From my own life I could tell some strange and insistent shared dreams with other persons that were not doing the same dream yoga practices I was doing. Also some dreams that proved premonitory.

However, let's take an example from your Lama's excellent book Wisdom Eccentrics. There's a Drugpa Kunleg's history there where he wants to have sex with another guy's wife and the husband then takes a sword from the wall only to have it taken from Drukpa, that made a knot on the iron (just as my Lama, Chagdud Tulku, is said to have done).

We may find symbolical meaning on this and other stories found there, but this is not what your Lama's suggest, especially when he tells us about the little island revolving the lake in Tso Pema.

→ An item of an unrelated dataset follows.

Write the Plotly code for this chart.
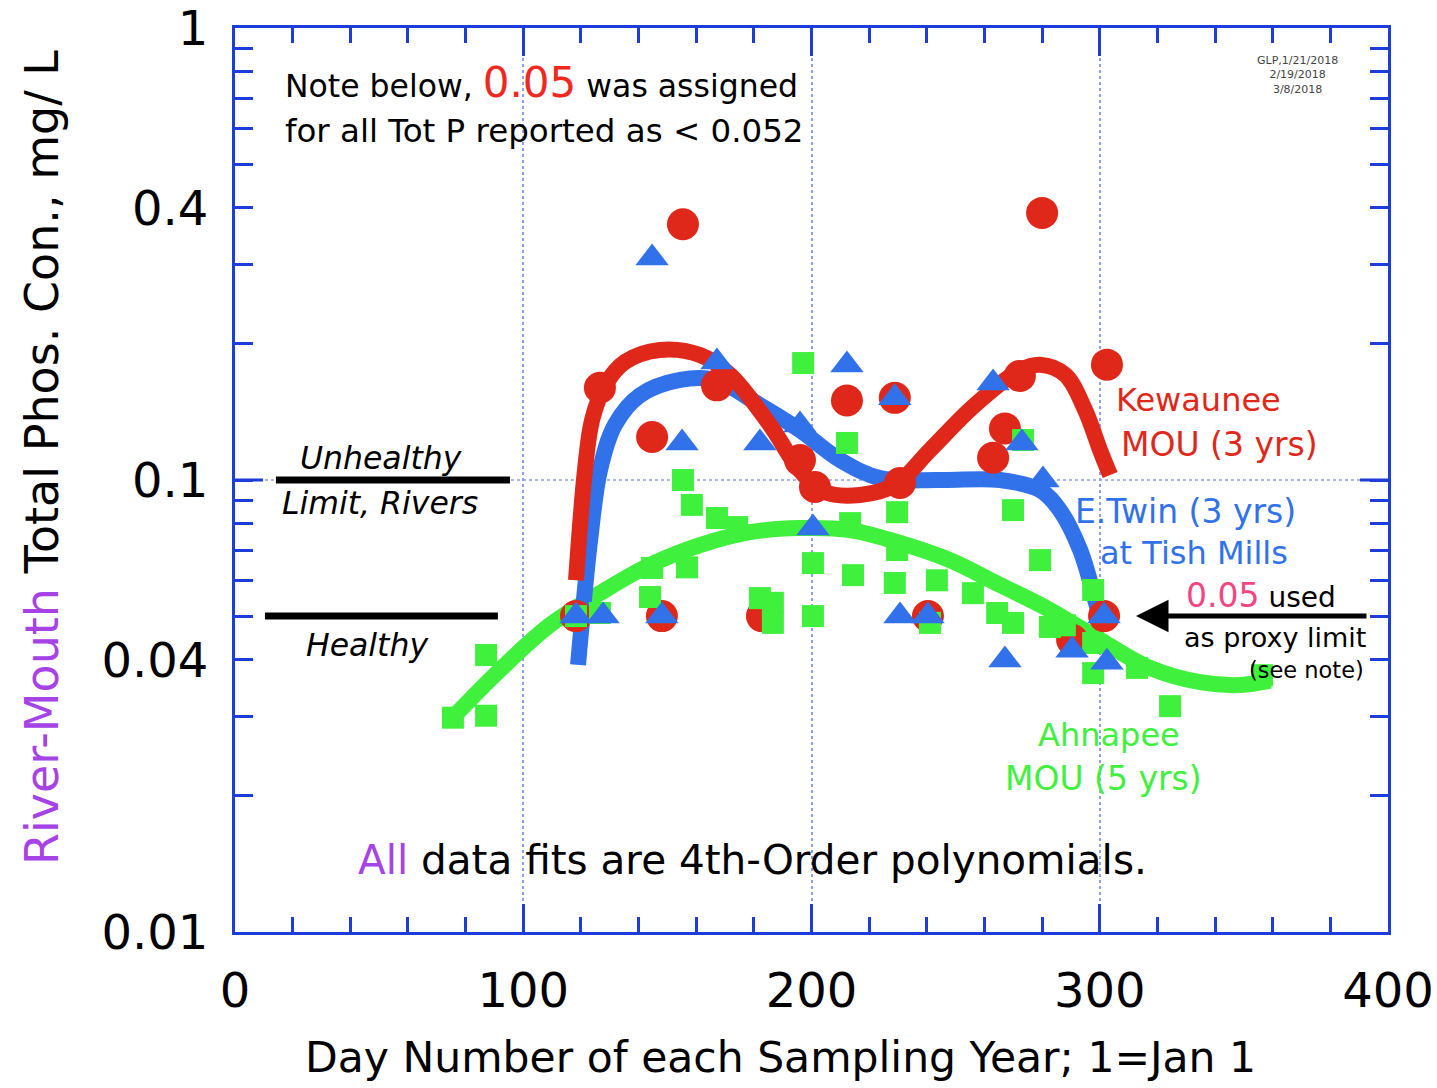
import plotly.graph_objects as go

# ---- Kewaunee River mouth (MOU, 3 yrs) ----
kew_day = [155.4, 280.0, 126.6, 144.7, 167.2, 212.3, 228.9, 302.5, 272.3, 267.1,
           263.0, 196.0, 201.2, 230.7, 118.3, 148.1, 182.8, 240.4, 301.5, 290.4]
kew_tp = [0.368, 0.390, 0.160, 0.1245, 0.162, 0.150, 0.152, 0.180, 0.170, 0.130,
          0.112, 0.1107, 0.0965, 0.0985, 0.05, 0.05, 0.05, 0.05, 0.05, 0.0443]

# ---- East Twin River at Tish Mills (3 yrs) ----
etw_day = [144.7, 167.2, 212.3, 155.1, 182.1, 196.0, 228.9, 263.0, 273.0, 280.3,
           200.5, 118.3, 127.7, 148.1, 230.7, 240.4, 301.5, 267.1, 290.4, 302.5]
etw_tp = [0.310, 0.1825, 0.1797, 0.1208, 0.1208, 0.1324, 0.152, 0.164, 0.1208, 0.100,
          0.0783, 0.05, 0.05, 0.05, 0.05, 0.05, 0.05, 0.040, 0.042, 0.0395]

# ---- Ahnapee River mouth (MOU, 5 yrs) ----
ahn_day = [75.6, 87.1, 87.1, 118.3, 126.6, 144.0, 144.7, 156.8, 155.4, 158.5,
           167.2, 174.2, 182.1, 186.6, 186.6, 197.1, 200.5, 200.5, 212.3, 213.4,
           214.4, 229.7, 229.7, 228.9, 241.1, 243.5, 256.0, 264.4, 269.9, 269.9,
           273.4, 279.3, 282.7, 287.9, 297.7, 297.7, 297.7, 312.9, 324.4, 356.3]
ahn_tp = [0.0298, 0.0301, 0.0410, 0.050, 0.0508, 0.0551, 0.0639, 0.0641, 0.100, 0.0881,
          0.0824, 0.0787, 0.0548, 0.0535, 0.0483, 0.1815, 0.0655, 0.050, 0.1208, 0.0803,
          0.0616, 0.0849, 0.070, 0.0592, 0.0483, 0.060, 0.0562, 0.0508, 0.0483, 0.0858,
          0.1226, 0.0665, 0.0473, 0.0477, 0.0571, 0.0436, 0.0374, 0.0384, 0.0316, 0.0370]

# ---- 4th-order polynomial fit curves (sampled) ----
kew_fit_day = [118.3, 121.4, 123.9, 128.4, 135.3, 147.4, 161.3, 171.7, 185.6, 196.0,
               204.7, 216.8, 228.9, 241.1, 256.7, 272.3, 279.3, 288.0, 294.9, 300.1, 303.6]
kew_fit_tp = [0.060, 0.105, 0.136, 0.162, 0.1825, 0.194, 0.189, 0.171, 0.1324, 0.105,
              0.094, 0.0927, 0.0975, 0.1165, 0.1465, 0.175, 0.180, 0.171, 0.143, 0.1165, 0.1026]

etw_fit_day = [119.0, 120.4, 123.2, 126.6, 131.8, 140.5, 154.4, 166.5, 182.1, 196.0,
               210.0, 223.8, 244.6, 265.4, 279.3, 286.2, 293.2, 298.4, 300.8]
etw_fit_tp = [0.039, 0.049, 0.0737, 0.105, 0.1324, 0.154, 0.1665, 0.1665, 0.1465, 0.129,
              0.1107, 0.101, 0.100, 0.100, 0.095, 0.0857, 0.070, 0.0543, 0.0478]

ahn_fit_day = [75.3, 91.9, 109.3, 126.6, 144.0, 161.3, 178.7, 196.0, 213.4, 230.7,
               248.0, 265.4, 282.7, 300.1, 317.4, 334.8, 348.7, 359.1]
ahn_fit_tp = [0.0297, 0.038, 0.0478, 0.0562, 0.0649, 0.0718, 0.0767, 0.0783, 0.0775, 0.0726,
              0.0665, 0.0586, 0.0516, 0.0443, 0.0384, 0.0357, 0.0352, 0.036]

# ---- River health reference limits ----
limit_unhealthy = 0.1
limit_unhealthy_days = [14.2, 95.4]
limit_healthy = 0.05
limit_healthy_days = [10.4, 91.2]

x_ticks = [0, 100, 200, 300, 400]
y_ticks = [0.01, 0.04, 0.1, 0.4, 1]
y_tick_text = ["0.01", "0.04", "0.1", "0.4", "1"]
y_minor = [0.02, 0.03, 0.05, 0.06, 0.07, 0.08, 0.09,
           0.2, 0.3, 0.5, 0.6, 0.7, 0.8, 0.9]

RED = "#e0281a"
BLUE = "#3172ea"
GREEN = "#3ff03c"
AXIS = "#1d3ddb"
GRID = "#8d9df0"
PURPLE = "#a543e6"
FONT = "DejaVu Sans"

W, H = 1437, 1088
L, R, T, B = 235, 1388, 28, 932


def px(x):
    return (x - L) / (R - L)


def py(y):
    return (B - y) / (B - T)


fig = go.Figure()

# fit curves
fig.add_trace(go.Scatter(x=ahn_fit_day, y=ahn_fit_tp, mode="lines", line_shape="spline",
                         line=dict(color=GREEN, width=16), hoverinfo="skip"))
fig.add_trace(go.Scatter(x=etw_fit_day, y=etw_fit_tp, mode="lines", line_shape="spline",
                         line=dict(color=BLUE, width=16), hoverinfo="skip"))
fig.add_trace(go.Scatter(x=kew_fit_day, y=kew_fit_tp, mode="lines", line_shape="spline",
                         line=dict(color=RED, width=16), hoverinfo="skip"))

# sample points
fig.add_trace(go.Scatter(x=kew_day, y=kew_tp, mode="markers",
                         marker=dict(symbol="circle", size=32, color=RED, line_width=0)))
fig.add_trace(go.Scatter(x=ahn_day, y=ahn_tp, mode="markers",
                         marker=dict(symbol="square", size=22, color=GREEN, line_width=0)))
fig.add_trace(go.Scatter(x=etw_day, y=etw_tp, mode="markers",
                         marker=dict(symbol="triangle-up", size=29, color=BLUE, line_width=0)))

# limit bars
fig.add_trace(go.Scatter(x=limit_unhealthy_days, y=[limit_unhealthy] * 2, mode="lines",
                         line=dict(color="black", width=7), hoverinfo="skip"))
fig.add_trace(go.Scatter(x=limit_healthy_days, y=[limit_healthy] * 2, mode="lines",
                         line=dict(color="black", width=7), hoverinfo="skip"))

tick_frac = 28 / (R - L)
shapes = [
    # dotted grid line at the decade 0.1 (middle of the two-decade log range)
    dict(type="line", xref="paper", yref="paper", x0=0, x1=1, y0=0.5, y1=0.5,
         line=dict(color=GRID, width=1.5, dash="dot"), layer="below"),
    # longer decade ticks at 0.1 on both sides of the frame
    dict(type="line", xref="paper", yref="paper", x0=0, x1=tick_frac, y0=0.5, y1=0.5,
         line=dict(color=AXIS, width=3)),
    dict(type="line", xref="paper", yref="paper", x0=1 - tick_frac, x1=1, y0=0.5, y1=0.5,
         line=dict(color=AXIS, width=3)),
]

ann = []


def text(x, y, s, size, color="black", xanchor="left", yanchor="middle", **kw):
    ann.append(dict(x=px(x), y=py(y), xref="paper", yref="paper", text=s, showarrow=False,
                    xanchor=xanchor, yanchor=yanchor,
                    font=dict(family=FONT, size=size, color=color), **kw))


text(283, 83, "Note below, <span style='color:#f0281e;font-size:42px'>0.05</span> was assigned", 31.5)
text(283, 131, "for all Tot P reported as &lt; 0.052", 32.5)
text(1297, 75, "GLP,1/21/2018<br>2/19/2018<br>3/8/2018", 11, color="#444444",
     xanchor="center", align="center")
text(298, 458, "<i>Unhealthy</i>", 31.5)
text(280, 503, "<i>Limit, Rivers</i>", 31.5)
text(304, 645, "<i>Healthy</i>", 31.5)
text(1114, 400, "Kewaunee", 32, color=RED)
text(1119, 444, "MOU (3 yrs)", 33, color=RED)
text(1073, 511, "E.Twin (3 yrs)", 33, color=BLUE)
text(1098, 553, "at Tish Mills", 32, color=BLUE)
text(1184, 595, "<span style='color:#f24583;font-size:33px'>0.05</span> used", 28)
text(1368, 637, "as proxy limit", 27, xanchor="right")
text(1366, 670, "(see note)", 22.5, xanchor="right")
text(1109, 735, "Ahnapee", 32, color=GREEN, xanchor="center")
text(1103, 778, "MOU (5 yrs)", 33, color=GREEN, xanchor="center")
text(356, 860, "<span style='color:#a543e6'>All</span> data fits are 4th-Order polynomials.", 40.5)
text(780, 1057, "Day Number of each Sampling Year; 1=Jan 1", 42.5, xanchor="center")
ann.append(dict(x=px(42), y=py(458), xref="paper", yref="paper", textangle=-90,
                text="<span style='color:#a543e6'>River-Mouth</span> Total Phos. Con., mg/ L",
                showarrow=False, xanchor="center", yanchor="middle",
                font=dict(family=FONT, size=46, color="black")))
# arrow pointing at the proxy limit
ann.append(dict(x=px(1136), y=py(616), xref="paper", yref="paper", text="",
                showarrow=True, ax=1368 - 1136, ay=0, arrowhead=2, arrowsize=1.3,
                arrowwidth=5, arrowcolor="black"))

fig.update_layout(
    width=W, height=H,
    margin=dict(l=L, r=W - R, t=T, b=H - B, autoexpand=False),
    paper_bgcolor="white", plot_bgcolor="white",
    showlegend=False,
    shapes=shapes, annotations=ann,
    font=dict(family=FONT, color="black"),
)
fig.update_xaxes(
    range=[0, 400], tickvals=x_ticks, ticks="inside", ticklen=28, tickwidth=3,
    tickcolor=AXIS, showline=True, linecolor=AXIS, linewidth=3, mirror="allticks",
    showgrid=True, gridcolor=GRID, griddash="dot", gridwidth=1.5, zeroline=False,
    tickfont=dict(family=FONT, size=48, color="black"), ticklabelstandoff=14,
    automargin=False,
    minor=dict(dtick=20, ticks="inside", ticklen=15, tickwidth=3, tickcolor=AXIS, showgrid=False),
)
fig.update_yaxes(
    type="log", range=[-2, 0.0002], tickvals=y_ticks, ticktext=y_tick_text,
    ticks="inside", ticklen=18, tickwidth=3, tickcolor=AXIS,
    showline=True, linecolor=AXIS, linewidth=3, mirror="allticks",
    showgrid=False, zeroline=False,
    tickfont=dict(family=FONT, size=48, color="black"), ticklabelstandoff=14,
    ticklabeloverflow="allow", automargin=False,
    minor=dict(tickmode="array", tickvals=y_minor, ticks="inside", ticklen=18,
               tickwidth=3, tickcolor=AXIS, showgrid=False),
)

fig.write_html("out.html")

If we are to think that every and each spook occurrence is just superstition and that we must make the King (Vajrayana) to be naked, then I believe we'll end with no Vajrayana at all, but just a thin soup of humanitarian ordinary spirituality, much as Sam Harris suggests us to do.

Maybe we are just a wackos (me and your Aro spooky friends), maybe there's still much for us to discover regarding reality...

Of course, that doesn't mean that Yidams exist as we visualize then. Otherwise, hoodoo sorcerers that abound in my country would be making seances receiving Mahakalas and Tibetan oracles could be invoking Shango and Ogum and we know that this is utmost stupidity that will never take place at all.


Anyways... regarding the Ex-Tibetan Buddhist site and another one, Shadow of Dalai Lama, it's possible to see that those girls are just overly traumatized and have no clarity to judge the whole by its parts, however rotten they could be, seem to be or really are.

I already said that in another comment, but Saadi, a great Sufi, already said:

"Do not judge a path by those that walk on it".